(Instructions to follow):
For this exercise, output only the lines between the "Write the Plotly code for this chart." line and the "31, 30, 31]" line, both of them included, and skip all pictures.

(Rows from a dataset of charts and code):

______________________________

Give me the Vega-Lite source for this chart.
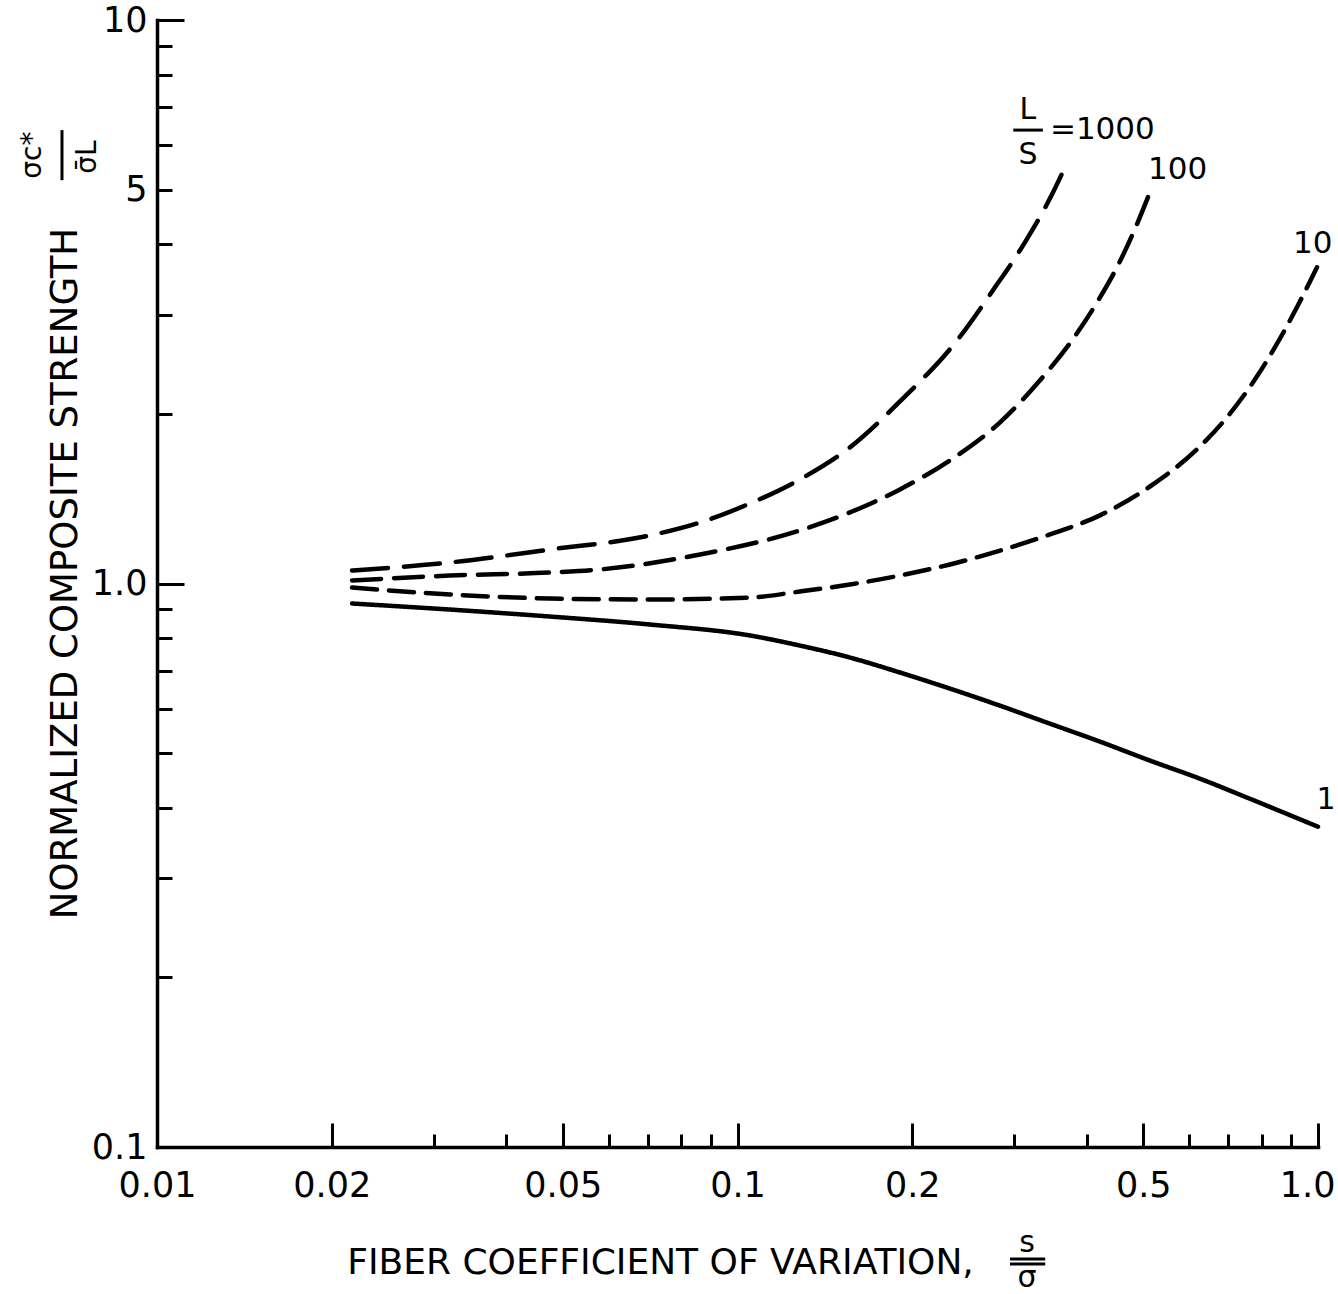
{
  "$schema": "https://vega.github.io/schema/vega-lite/v6.json",
  "width": 1161,
  "height": 1127,
  "autosize": {"type": "none"},
  "padding": {"left": 157, "top": 20, "right": 20, "bottom": 147},
  "background": "white",
  "config": {
    "view": {"stroke": null},
    "font": "DejaVu Sans",
    "axis": {
      "grid": false,
      "domainColor": "black",
      "tickColor": "black",
      "labelColor": "black",
      "titleColor": "black",
      "labelFont": "DejaVu Sans",
      "titleFont": "DejaVu Sans",
      "titleFontWeight": "normal",
      "domainWidth": 3.5,
      "tickWidth": 3,
      "domainCap": "square",
      "labelOverlap": false,
      "labelFlush": false
    }
  },
  "datasets": {
    "curves": [
      {"series": "1000", "x": 0.02168, "y": 1.0546},
      {"series": "1000", "x": 0.03197, "y": 1.0897},
      {"series": "1000", "x": 0.04753, "y": 1.149},
      {"series": "1000", "x": 0.07067, "y": 1.217},
      {"series": "1000", "x": 0.08618, "y": 1.283},
      {"series": "1000", "x": 0.1051, "y": 1.387},
      {"series": "1000", "x": 0.1281, "y": 1.53},
      {"series": "1000", "x": 0.1562, "y": 1.744},
      {"series": "1000", "x": 0.1905, "y": 2.105},
      {"series": "1000", "x": 0.2398, "y": 2.713},
      {"series": "1000", "x": 0.2755, "y": 3.314},
      {"series": "1000", "x": 0.3129, "y": 4.034},
      {"series": "1000", "x": 0.3477, "y": 4.89},
      {"series": "1000", "x": 0.3666, "y": 5.482},
      {"series": "100", "x": 0.02168, "y": 1.0124},
      {"series": "100", "x": 0.03197, "y": 1.033},
      {"series": "100", "x": 0.04753, "y": 1.046},
      {"series": "100", "x": 0.05796, "y": 1.059},
      {"series": "100", "x": 0.08618, "y": 1.126},
      {"series": "100", "x": 0.1281, "y": 1.242},
      {"series": "100", "x": 0.1562, "y": 1.337},
      {"series": "100", "x": 0.1905, "y": 1.469},
      {"series": "100", "x": 0.2323, "y": 1.654},
      {"series": "100", "x": 0.2833, "y": 1.932},
      {"series": "100", "x": 0.332, "y": 2.294},
      {"series": "100", "x": 0.377, "y": 2.702},
      {"series": "100", "x": 0.4164, "y": 3.156},
      {"series": "100", "x": 0.4505, "y": 3.641},
      {"series": "100", "x": 0.4878, "y": 4.343},
      {"series": "100", "x": 0.5136, "y": 4.95},
      {"series": "10", "x": 0.02168, "y": 0.9838},
      {"series": "10", "x": 0.03197, "y": 0.956},
      {"series": "10", "x": 0.04753, "y": 0.9405},
      {"series": "10", "x": 0.07067, "y": 0.9367},
      {"series": "10", "x": 0.1051, "y": 0.9443},
      {"series": "10", "x": 0.1281, "y": 0.9678},
      {"series": "10", "x": 0.1562, "y": 0.9959},
      {"series": "10", "x": 0.1905, "y": 1.0332},
      {"series": "10", "x": 0.2323, "y": 1.081},
      {"series": "10", "x": 0.2833, "y": 1.144},
      {"series": "10", "x": 0.3453, "y": 1.222},
      {"series": "10", "x": 0.4211, "y": 1.321},
      {"series": "10", "x": 0.5197, "y": 1.499},
      {"series": "10", "x": 0.6188, "y": 1.73},
      {"series": "10", "x": 0.6968, "y": 1.972},
      {"series": "10", "x": 0.779, "y": 2.303},
      {"series": "10", "x": 0.8431, "y": 2.626},
      {"series": "10", "x": 0.9236, "y": 3.117},
      {"series": "10", "x": 0.9961, "y": 3.641},
      {"series": "1", "x": 0.02168, "y": 0.9215},
      {"series": "1", "x": 0.03197, "y": 0.899},
      {"series": "1", "x": 0.04753, "y": 0.8737},
      {"series": "1", "x": 0.07067, "y": 0.8457},
      {"series": "1", "x": 0.1051, "y": 0.8085},
      {"series": "1", "x": 0.1281, "y": 0.7759},
      {"series": "1", "x": 0.1562, "y": 0.7388},
      {"series": "1", "x": 0.1905, "y": 0.695},
      {"series": "1", "x": 0.2323, "y": 0.6509},
      {"series": "1", "x": 0.2833, "y": 0.607},
      {"series": "1", "x": 0.3453, "y": 0.564},
      {"series": "1", "x": 0.4211, "y": 0.5241},
      {"series": "1", "x": 0.5136, "y": 0.485},
      {"series": "1", "x": 0.6262, "y": 0.4504},
      {"series": "1", "x": 0.7636, "y": 0.4149},
      {"series": "1", "x": 1.0, "y": 0.3701}
    ],
    "leftLabels": [
      {"t": "=1000", "x": 0.3453, "y": 6.377},
      {"t": "100", "x": 0.5096, "y": 5.414},
      {"t": "10", "x": 0.9056, "y": 4.0}
    ],
    "centerLabels": [
      {"t": "L", "x": 0.3165, "y": 6.921},
      {"t": "S", "x": 0.3165, "y": 5.758},
      {"t": "1", "x": 1.0322, "y": 0.4134}
    ],
    "xfrac": [
      {"t": "s", "x": 0.3153, "y": 0.0651},
      {"t": "σ", "x": 0.3153, "y": 0.0564}
    ],
    "yfrac": [
      {"t": "σc*", "x": 0.006115, "y": 5.758},
      {"t": "σ̄L", "x": 0.0076, "y": 5.711}
    ],
    "bars": [
      {"x": 0.2986, "x2": 0.3358, "y": 6.377, "y2": 6.377},
      {"x": 0.2947, "x2": 0.3389, "y": 0.0633, "y2": 0.0633},
      {"x": 0.2947, "x2": 0.3389, "y": 0.062, "y2": 0.062},
      {"x": 0.00686, "x2": 0.00686, "y": 6.377, "y2": 5.197}
    ]
  },
  "layer": [
    {
      "data": {"name": "curves"},
      "mark": {"type": "line", "color": "black", "strokeWidth": 4.5, "strokeCap": "round", "interpolate": "monotone"},
      "encoding": {
        "x": {
          "field": "x", "type": "quantitative",
          "scale": {"type": "log", "domain": [0.01, 1], "nice": false},
          "axis": {"orient": "bottom", "values": [0.03, 0.04, 0.06, 0.07, 0.08, 0.09, 0.3, 0.4, 0.6, 0.7, 0.8, 0.9], "labels": false, "tickSize": -13, "title": null, "domain": true}
        },
        "y": {
          "field": "y", "type": "quantitative",
          "scale": {"type": "log", "domain": [0.1, 10], "nice": false},
          "axis": {"orient": "left", "values": [0.2, 0.3, 0.4, 0.5, 0.6, 0.7, 0.8, 0.9, 2, 3, 4, 5, 6, 7, 8, 9], "labels": false, "tickSize": -15, "title": null, "domain": true}
        },
        "strokeDash": {
          "field": "series", "type": "nominal",
          "scale": {"domain": ["1", "10", "100", "1000"], "range": [[1, 0], [25, 12], [29, 13], [36, 16]]},
          "legend": null
        }
      }
    },
    {
      "data": {"name": "leftLabels"},
      "mark": {"type": "text", "color": "black", "fontSize": 31, "align": "left", "baseline": "middle", "font": "DejaVu Sans"},
      "encoding": {
        "x": {
          "field": "x", "type": "quantitative",
          "scale": {"type": "log", "domain": [0.01, 1], "nice": false},
          "axis": {"orient": "bottom", "values": [0.01, 0.02, 0.05, 0.1, 0.2, 0.5, 1], "format": "~g", "labelExpr": "datum.value == 1 ? '1.0' : datum.label", "ticks": false, "tickSize": 0, "domain": false, "labelPadding": 21, "labelFontSize": 35, "labelBaseline": "top", "labelAlign": {"condition": {"test": "datum.value == 1", "value": "right"}, "value": "center"}, "labelOffset": {"condition": {"test": "datum.value == 1", "value": 17}, "value": 0}, "title": "FIBER COEFFICIENT OF VARIATION,", "titleFontSize": 36, "titleX": 503, "titleY": 115, "titleBaseline": "middle", "titleAlign": "center"}
        },
        "y": {
          "field": "y", "type": "quantitative",
          "scale": {"type": "log", "domain": [0.1, 10], "nice": false},
          "axis": {"orient": "left", "values": [0.1, 1, 5, 10], "format": "~g", "labelExpr": "datum.value == 1 ? '1.0' : datum.label", "ticks": false, "tickSize": 0, "domain": false, "labelPadding": 10, "labelFontSize": 35, "labelBaseline": "middle", "title": "NORMALIZED COMPOSITE STRENGTH", "titleFontSize": 37, "titleX": -92, "titleY": 553, "titleAngle": 270, "titleBaseline": "middle", "titleAlign": "center"}
        },
        "text": {"field": "t", "type": "nominal"}
      }
    },
    {
      "data": {"name": "centerLabels"},
      "mark": {"type": "text", "color": "black", "fontSize": 30, "align": "center", "baseline": "middle", "font": "DejaVu Sans"},
      "encoding": {
        "x": {
          "field": "x", "type": "quantitative",
          "scale": {"type": "log", "domain": [0.01, 1], "nice": false},
          "axis": {"orient": "bottom", "values": [0.02, 0.05, 0.1, 0.2, 0.5, 1], "labels": false, "tickSize": -24, "domain": false, "title": null}
        },
        "y": {
          "field": "y", "type": "quantitative",
          "scale": {"type": "log", "domain": [0.1, 10], "nice": false},
          "axis": {"orient": "left", "values": [1, 10], "labels": false, "tickSize": -27, "domain": false, "title": null}
        },
        "text": {"field": "t", "type": "nominal"}
      }
    },
    {
      "data": {"name": "xfrac"},
      "mark": {"type": "text", "color": "black", "fontSize": 30, "align": "center", "baseline": "alphabetic", "font": "DejaVu Sans"},
      "encoding": {
        "x": {"field": "x", "type": "quantitative", "scale": {"type": "log", "domain": [0.01, 1], "nice": false}, "axis": null},
        "y": {"field": "y", "type": "quantitative", "scale": {"type": "log", "domain": [0.1, 10], "nice": false}, "axis": null},
        "text": {"field": "t", "type": "nominal"}
      }
    },
    {
      "data": {"name": "yfrac"},
      "mark": {"type": "text", "color": "black", "fontSize": 28, "angle": 270, "align": "center", "baseline": "middle", "font": "DejaVu Sans"},
      "encoding": {
        "x": {"field": "x", "type": "quantitative", "scale": {"type": "log", "domain": [0.01, 1], "nice": false}, "axis": null},
        "y": {"field": "y", "type": "quantitative", "scale": {"type": "log", "domain": [0.1, 10], "nice": false}, "axis": null},
        "text": {"field": "t", "type": "nominal"}
      }
    },
    {
      "data": {"name": "bars"},
      "mark": {"type": "rule", "color": "black", "strokeWidth": 3},
      "encoding": {
        "x": {"field": "x", "type": "quantitative", "scale": {"type": "log", "domain": [0.01, 1], "nice": false}, "axis": null},
        "x2": {"field": "x2"},
        "y": {"field": "y", "type": "quantitative", "scale": {"type": "log", "domain": [0.1, 10], "nice": false}, "axis": null},
        "y2": {"field": "y2"}
      }
    }
  ],
  "resolve": {"axis": {"x": "independent", "y": "independent"}}
}
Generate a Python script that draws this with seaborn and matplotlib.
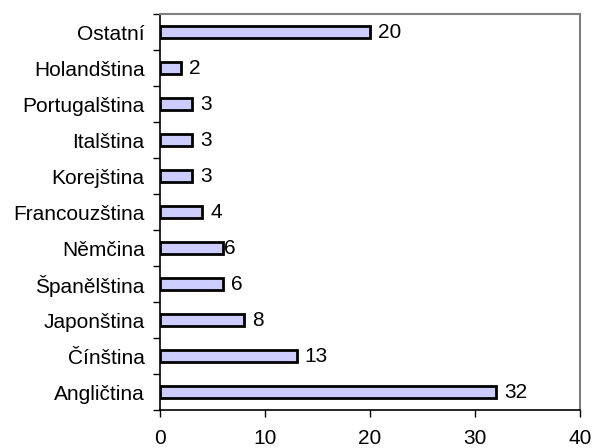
import matplotlib
matplotlib.use("Agg")
import matplotlib.pyplot as plt
import seaborn as sns
import pandas as pd

# jazyky shora dolu
languages = ["Ostatní", "Holandština", "Portugalština", "Italština", "Korejština",
             "Francouzština", "Němčina", "Španělština", "Japonština", "Čínština",
             "Angličtina"]
values = [20, 2, 3, 3, 3, 4, 6, 6, 8, 13, 32]
xticks = [0, 10, 20, 30, 40]

df = pd.DataFrame({"jazyk": languages, "pocet": values})

sns.set_style("white")
plt.rcParams["font.family"] = ["Liberation Sans", "DejaVu Sans"]
plt.rcParams["text.color"] = "black"
plt.rcParams["xtick.color"] = "black"
plt.rcParams["ytick.color"] = "black"

fig = plt.figure(figsize=(5.92, 4.48), dpi=100)
ax = fig.add_axes([160 / 592, 38 / 448, 420 / 592, 396 / 448])

sns.barplot(data=df, x="pocet", y="jazyk", order=languages, orient="h",
            color="#CCCCFF", edgecolor="black", linewidth=2.0, width=0.34,
            saturation=1, ax=ax)

ax.set_xlim(0, 40)
ax.set_ylim(len(languages) - 0.5, -0.5)
ax.set_xticks(xticks)
ax.set_xlabel("")
ax.set_ylabel("")

# popisky hodnot
for i, p in enumerate(ax.patches):
    pad = 1 if languages[i] == "Němčina" else 6
    ax.annotate(f"{values[i]:g}", (p.get_x() + p.get_width(), p.get_y() + p.get_height() / 2),
                xytext=(pad, 0), textcoords="offset points", ha="left", va="center",
                fontsize=15, color="black")

# tiky na hranicich kategorii
ax.set_yticks([i - 0.5 for i in range(len(languages) + 1)], minor=True)
ax.tick_params(axis="y", which="major", length=0, pad=11, labelsize=15, labelcolor="black")
ax.tick_params(axis="y", which="minor", length=5, width=1, color="black", direction="out", left=True)
ax.tick_params(axis="x", which="major", length=5, width=1, color="black", direction="out",
               bottom=True, pad=9, labelsize=15, labelcolor="black")

for s in ["left", "bottom"]:
    ax.spines[s].set_color("black")
    ax.spines[s].set_linewidth(1.2)
for s in ["top", "right"]:
    ax.spines[s].set_color("#808080")
    ax.spines[s].set_linewidth(1.5)

fig.savefig("out.png", dpi=100)
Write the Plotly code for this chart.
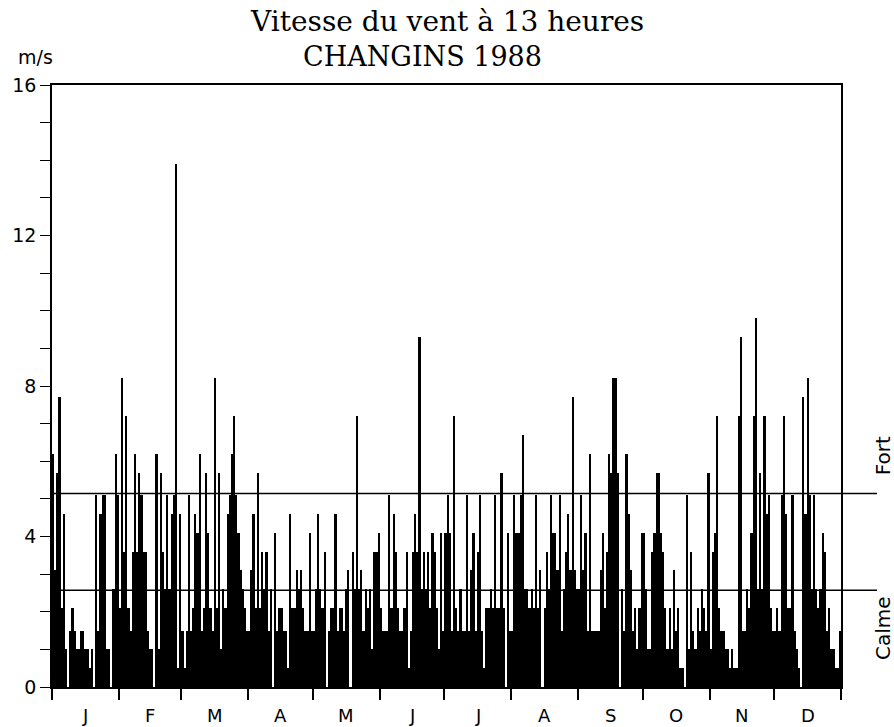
import plotly.graph_objects as go

# ---- data (m/s, one value per day, 1988) ----
month_labels = ["J", "F", "M", "A", "M", "J", "J", "A", "S", "O", "N", "D"]
month_days = [31, 29, 31, 30, 31, 30, 31, 31, 30, 31, 30, 31]

jan = [6.2, 3.1, 5.7, 7.7, 2.1, 4.6, 1.0, 0, 1.5, 2.1, 1.5, 1.0, 1.0, 1.5, 1.5, 1.0,
       1.0, 0.5, 1.0, 0, 5.1, 1.5, 4.6, 5.1, 5.1, 1.0, 1.0, 0, 2.6, 6.2, 5.1]
feb = [2.1, 8.2, 3.6, 7.2, 2.1, 1.5, 3.6, 6.2, 3.6, 5.7, 5.1, 3.6, 3.6, 1.5, 1.0,
       1.0, 0, 6.2, 1.0, 5.7, 3.6, 2.6, 5.1, 2.6, 4.6, 5.1, 13.9, 0.5, 4.6]
mar = [1.5, 0.5, 1.5, 5.1, 1.5, 2.1, 4.6, 4.1, 6.2, 1.5, 2.1, 5.7, 4.1, 2.1, 1.5,
       8.2, 2.1, 5.7, 1.0, 2.6, 2.1, 4.6, 5.1, 6.2, 7.2, 5.1, 4.1, 3.1, 2.6, 2.1, 1.5]
apr = [1.5, 3.1, 4.6, 2.1, 5.7, 2.1, 3.6, 2.6, 3.6, 1.5, 2.6, 0, 4.1, 1.5, 2.1,
       2.1, 1.5, 1.5, 0.5, 4.6, 2.1, 2.1, 3.1, 2.6, 3.1, 2.1, 1.5, 1.5, 4.1, 1.5]
may = [1.5, 2.6, 4.6, 2.6, 2.1, 3.6, 0, 1.5, 2.1, 2.1, 4.6, 1.5, 2.1, 2.1, 1.5,
       2.6, 3.1, 0, 3.6, 2.6, 7.2, 2.6, 3.1, 1.5, 2.6, 2.1, 2.6, 1.0, 3.6, 3.6, 4.1]
jun = [2.1, 1.5, 1.5, 1.5, 5.1, 2.1, 4.6, 3.6, 2.1, 1.5, 1.5, 2.1, 3.6, 0.5, 1.5,
       3.6, 4.6, 3.6, 9.3, 2.6, 3.6, 2.6, 3.6, 2.1, 4.1, 3.6, 2.1, 1.0, 4.1, 1.5]
jul = [4.1, 5.1, 4.1, 1.5, 7.2, 2.1, 1.5, 2.6, 1.5, 1.5, 5.1, 1.5, 3.1, 4.1, 1.5,
       3.6, 5.1, 1.5, 0.5, 2.1, 2.1, 2.6, 2.1, 5.1, 2.1, 2.1, 5.7, 2.1, 0, 4.1, 1.5]
aug = [1.5, 5.1, 4.1, 4.1, 5.1, 6.7, 2.6, 2.6, 2.1, 2.6, 2.1, 5.1, 2.1, 3.1, 0,
       2.1, 3.6, 2.6, 5.1, 4.1, 4.1, 3.1, 5.1, 1.5, 2.6, 3.6, 4.6, 3.1, 7.7, 3.1, 2.6]
sep = [2.6, 5.1, 3.1, 4.1, 1.5, 6.2, 1.5, 1.5, 1.5, 1.5, 3.1, 4.1, 2.1, 3.6, 6.2,
       5.7, 8.2, 8.2, 5.7, 0, 2.6, 1.5, 6.2, 4.6, 3.1, 1.5, 2.1, 1.0, 2.1, 4.1]
oct_ = [4.1, 2.6, 1.0, 1.0, 3.6, 4.1, 5.7, 5.7, 4.1, 3.6, 2.1, 1.0, 2.1, 1.0, 3.1,
        1.5, 2.1, 0.5, 0.5, 0, 5.1, 1.0, 3.6, 1.5, 1.0, 2.1, 1.5, 2.6, 2.1, 1.5, 5.7]
nov = [1.0, 3.6, 4.1, 7.2, 2.1, 1.5, 1.5, 1.0, 1.0, 0.5, 1.0, 0.5, 0.5, 7.2, 9.3,
       1.5, 1.5, 2.6, 2.1, 4.1, 7.2, 9.8, 2.6, 5.7, 2.6, 7.2, 4.6, 5.1, 2.1, 1.5]
dec = [1.5, 2.1, 1.5, 5.1, 7.2, 4.6, 2.1, 2.1, 5.1, 1.5, 1.0, 0.5, 0, 7.7, 4.6,
       8.2, 5.1, 2.6, 5.1, 2.6, 2.1, 2.6, 4.1, 3.6, 1.5, 2.1, 1.0, 1.0, 0.5, 0.5, 1.5]

speed = jan + feb + mar + apr + may + jun + jul + aug + sep + oct_ + nov + dec
days = list(range(len(speed)))

fort_level = 5.14   # 10 kt
calme_level = 2.57  # 5 kt

# month boundaries and centres (day index)
bounds = [-0.5]
for n in month_days:
    bounds.append(bounds[-1] + n)
centres = [(bounds[i] + bounds[i + 1]) / 2 for i in range(12)]

fig = go.Figure()
fig.add_trace(go.Bar(x=days, y=speed, width=1.0,
                     marker=dict(color="black", line=dict(width=0)),
                     hoverinfo="x+y"))

sans = "DejaVu Sans"
serif = "DejaVu Serif"

fig.update_layout(
    width=894, height=727,
    margin=dict(l=52, r=53, t=85, b=40),
    paper_bgcolor="white", plot_bgcolor="white",
    showlegend=False, bargap=0,
    xaxis=dict(range=[-0.5, 365.5], tickmode="array", tickvals=bounds,
               showticklabels=False, ticks="outside", ticklen=11, tickwidth=1.5,
               tickcolor="black", showline=True, linecolor="black", linewidth=1.5,
               mirror=True, showgrid=False, zeroline=False),
    yaxis=dict(range=[0, 16], tickmode="array", tickvals=[0, 4, 8, 12, 16],
               ticks="outside", ticklen=10, tickwidth=1.2, tickcolor="black",
               minor=dict(dtick=1, tick0=0, ticks="outside", ticklen=10,
                          tickwidth=1.2, tickcolor="black", showgrid=False),
               tickfont=dict(family=sans, size=19, color="black"),
               showline=True, linecolor="black", linewidth=1.5, mirror=True,
               showgrid=False, zeroline=False),
)

for lvl in (fort_level, calme_level):
    fig.add_shape(type="line", xref="paper", yref="y", x0=0, x1=1.0456,
                  y0=lvl, y1=lvl, line=dict(color="black", width=1.5),
                  layer="above")

ann = []
for c, lab in zip(centres, month_labels):
    ann.append(dict(x=c, y=-0.048, xref="x", yref="paper", text=lab,
                    showarrow=False, font=dict(family=sans, size=18, color="black"),
                    xanchor="center", yanchor="middle"))
ann += [
    dict(x=0.5, y=1.105, xref="paper", yref="paper",
         text="Vitesse du vent à 13 heures", showarrow=False,
         font=dict(family=serif, size=28, color="black"),
         xanchor="center", yanchor="middle"),
    dict(x=0.47, y=1.047, xref="paper", yref="paper", text="CHANGINS 1988",
         showarrow=False, font=dict(family=serif, size=27, color="black"),
         xanchor="center", yanchor="middle"),
    dict(x=-0.021, y=1.047, xref="paper", yref="paper", text="m/s",
         showarrow=False, font=dict(family=sans, size=19, color="black"),
         xanchor="center", yanchor="middle"),
    dict(x=1.0532, y=0.385, xref="paper", yref="paper", text="Fort",
         showarrow=False, textangle=-90,
         font=dict(family=sans, size=20, color="black"),
         xanchor="center", yanchor="middle"),
    dict(x=1.0532, y=0.098, xref="paper", yref="paper", text="Calme",
         showarrow=False, textangle=-90,
         font=dict(family=sans, size=20, color="black"),
         xanchor="center", yanchor="middle"),
]
fig.update_layout(annotations=ann)

fig.write_html("out.html", config={"displayModeBar": False},
               post_script="document.body.style.margin='0px';"
                           "document.body.style.padding='0px';")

______________________________

(Full answer):
Write the Plotly code for this chart.
import plotly.graph_objects as go

# ---- data (m/s, one value per day, 1988) ----
month_labels = ["J", "F", "M", "A", "M", "J", "J", "A", "S", "O", "N", "D"]
month_days = [31, 29, 31, 30, 31, 30, 31, 31, 30, 31, 30, 31]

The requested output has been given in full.